Fundamental principle: For any tool of any kind -- hardware or software -- it's impossible to understand exactly what it can do until the tool is pushed to the limits where it breaks. At that point, an examination of the pieces shows where its strengths and weaknesses lie.
For LLMs, some of the breaking points have been published as hallucinations and humorous nonsense. But more R & D is necessary to determine where the boundaries are, how to overcome them, work around them, and supplement them with the 60+ years of other AI tools.
Anatoly> When you target LLM and ANN as its engine, you should consider that this is very fast moving target. E.g. consider recent work (and imagine what can be done there in a year or two in graph-of-thoughts architectures) . . .

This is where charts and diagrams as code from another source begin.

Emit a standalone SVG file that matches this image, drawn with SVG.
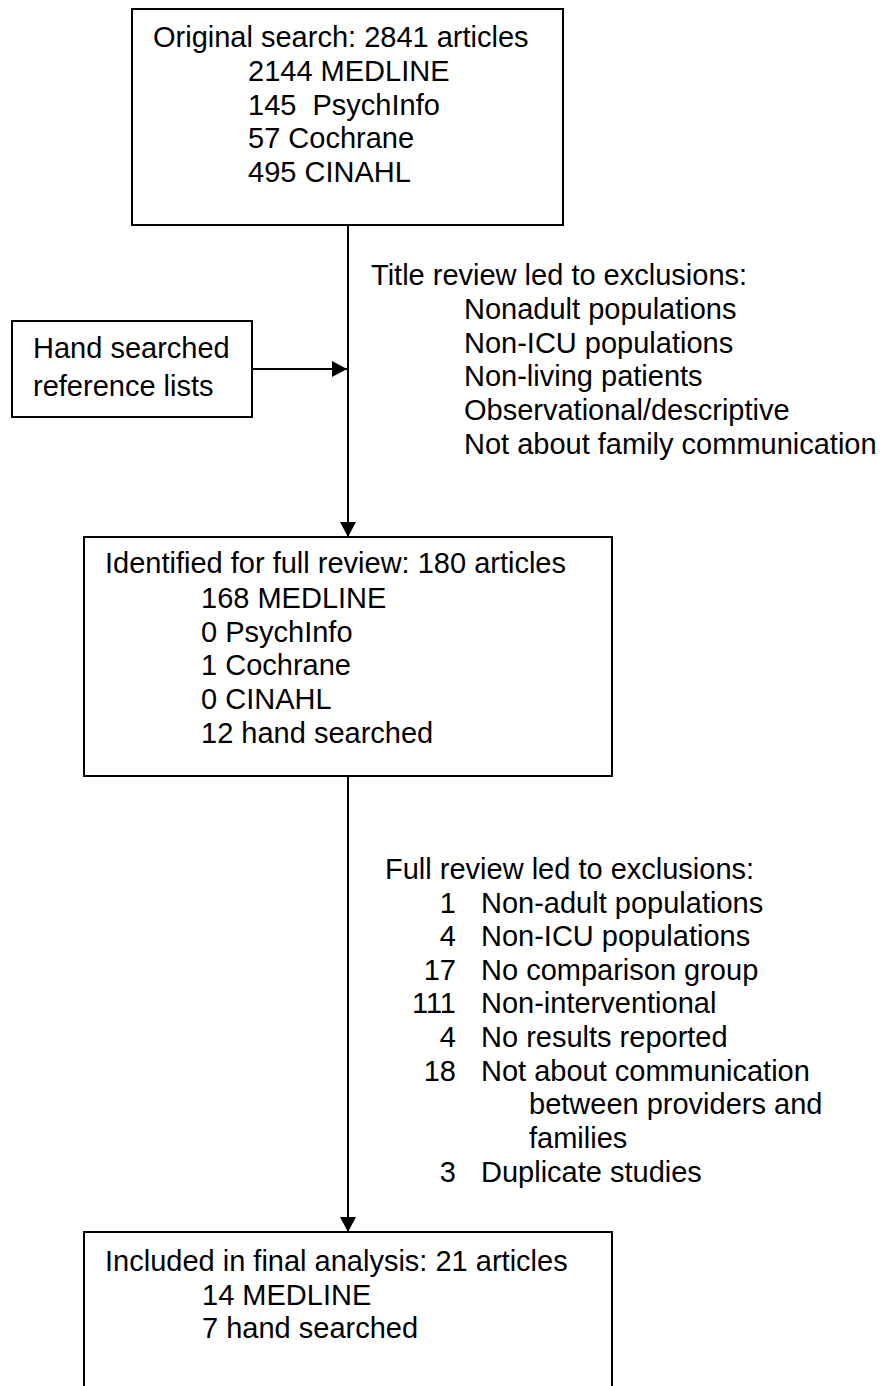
<svg xmlns="http://www.w3.org/2000/svg" width="884" height="1386" viewBox="0 0 884 1386">
<style>
  .box { fill: #ffffff; stroke: #000000; stroke-width: 2; }
  .t { font-family: "Liberation Sans", Arial, sans-serif; font-size: 29px; fill: #000000; }
  .r { text-anchor: end; }
  .conn { stroke: #000000; stroke-width: 2; fill: none; marker-end: url(#arrow); }
</style>
<defs>
  <marker id="arrow" markerUnits="userSpaceOnUse" markerWidth="15" markerHeight="16" refX="15" refY="8" orient="auto">
    <path d="M0,0 L15,8 L0,16 z" fill="#000000"/>
  </marker>
</defs>
<rect width="884" height="1386" fill="#ffffff"/>

<g id="connectors">
  <line class="conn" x1="348" y1="225" x2="348" y2="537"/>
  <line class="conn" x1="252" y1="369" x2="347" y2="369"/>
  <line class="conn" x1="348" y1="776" x2="348" y2="1232"/>
</g>

<g id="original-search">
  <rect class="box" x="132" y="9" width="431" height="216"/>
  <text class="t" x="153" y="47">Original search: 2841 articles</text>
  <text class="t" x="248" y="81">2144 MEDLINE</text>
  <text class="t" x="248" y="115" xml:space="preserve">145  PsychInfo</text>
  <text class="t" x="248" y="148">57 Cochrane</text>
  <text class="t" x="248" y="182">495 CINAHL</text>
</g>

<g id="hand-searched">
  <rect class="box" x="12" y="321" width="240" height="96"/>
  <text class="t" x="33" y="358">Hand searched</text>
  <text class="t" x="33" y="396">reference lists</text>
</g>

<g id="title-exclusions">
  <text class="t" x="371" y="285">Title review led to exclusions:</text>
  <text class="t" x="464" y="319">Nonadult populations</text>
  <text class="t" x="464" y="353">Non-ICU populations</text>
  <text class="t" x="464" y="386">Non-living patients</text>
  <text class="t" x="464" y="420">Observational/descriptive</text>
  <text class="t" x="464" y="454">Not about family communication</text>
</g>

<g id="full-review">
  <rect class="box" x="84" y="537" width="528" height="239"/>
  <text class="t" x="105" y="573">Identified for full review: 180 articles</text>
  <text class="t" x="201" y="608">168 MEDLINE</text>
  <text class="t" x="201" y="642">0 PsychInfo</text>
  <text class="t" x="201" y="675">1 Cochrane</text>
  <text class="t" x="201" y="709">0 CINAHL</text>
  <text class="t" x="201" y="743">12 hand searched</text>
</g>

<g id="full-exclusions">
  <text class="t" x="385" y="879">Full review led to exclusions:</text>
  <text class="t r" x="456" y="913">1</text>
  <text class="t" x="481" y="913">Non-adult populations</text>
  <text class="t r" x="456" y="946">4</text>
  <text class="t" x="481" y="946">Non-ICU populations</text>
  <text class="t r" x="456" y="980">17</text>
  <text class="t" x="481" y="980">No comparison group</text>
  <text class="t r" x="456" y="1013">111</text>
  <text class="t" x="481" y="1013">Non-interventional</text>
  <text class="t r" x="456" y="1047">4</text>
  <text class="t" x="481" y="1047">No results reported</text>
  <text class="t r" x="456" y="1081">18</text>
  <text class="t" x="481" y="1081">Not about communication</text>
  <text class="t" x="529" y="1114">between providers and</text>
  <text class="t" x="529" y="1148">families</text>
  <text class="t r" x="456" y="1182">3</text>
  <text class="t" x="481" y="1182">Duplicate studies</text>
</g>

<g id="final-analysis">
  <rect class="box" x="84" y="1232" width="528" height="170"/>
  <text class="t" x="105" y="1271">Included in final analysis: 21 articles</text>
  <text class="t" x="202" y="1305">14 MEDLINE</text>
  <text class="t" x="202" y="1338">7 hand searched</text>
</g>
</svg>
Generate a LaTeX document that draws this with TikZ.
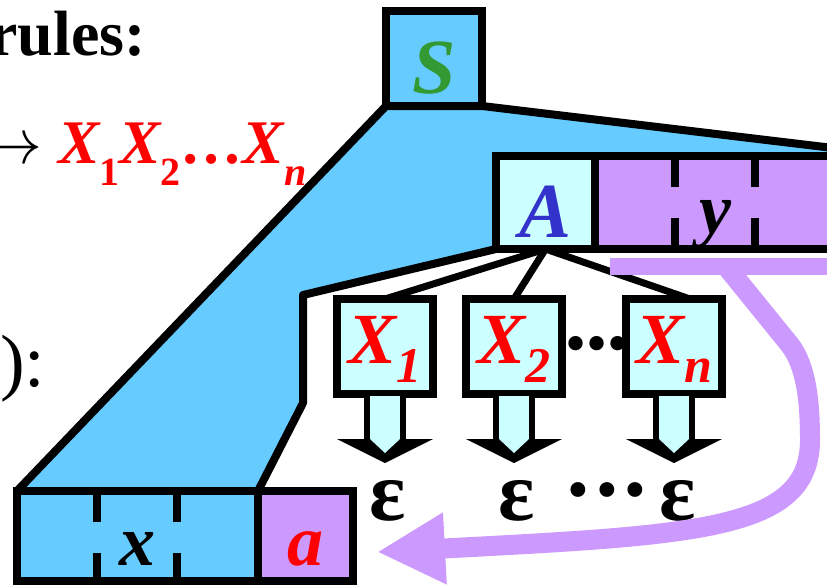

Yes, that's obvious. The article you cited looks interesting, and there are many others. They are certainly worth exploring. But I emphasize the question I asked: Google and OpenAI have been exploring this technology for quite a few years. What mission-critical applications have they or anybody else discovered and implemented?
So far the only truly successful applications are in MT -- machine translation of languages, natural and artificial. Can anybody point to any other applications that are mission critical for any business or government organization anywhere?
Stephen Young> Yup. My 17yo only managed 94% in his Math exam. He got 6% wrong. Hopeless - he'll never amount to anything.
The LLMs have been successful in passing various tests at levels that match or surpass the best humans. But that's because they cheat. They have access to a huge amount of information on the WWW about a huge range of tests. Bur when they are asked routine questions for which the answers or the methods for generating answers cannot be found, they make truly stupid mistakes.
No mission-critical system that guides a car, an airplane, a rocket, or a farmer's plow can depend on such tools.
Dan Brickley> Encouraging members of this forum to delay putting time into learning how to use LLMs is doing them no favours. All of us love to feel we can see through hype, but it’s also a brainworm that means we’ll occasionally miss out on things whose hype is grounded in substance.
Yes, I enthusiastically agree. We must always ask questions. We must study how LLMs work, what they do, and what their limitations are. If they cannot solve some puzzle, it's essential to find out why. Noticing a failure on one problem is not an excuse for giving up. It's a clue for guiding the search.
Alex> I'm researching how LLMs work. And we will really find out where they will be used after the hype in 3-5 years.
Yes. But that is when everybody else will have won the big contracts to develop the mission-critical applications.
Now is the time to do the critical research on where the strengths and limitations are. Right now, the crowd is having fun building toys that exploit the obvious strengths. The people who are doing the truly fundamental research are exploring the limitations and how to get around them.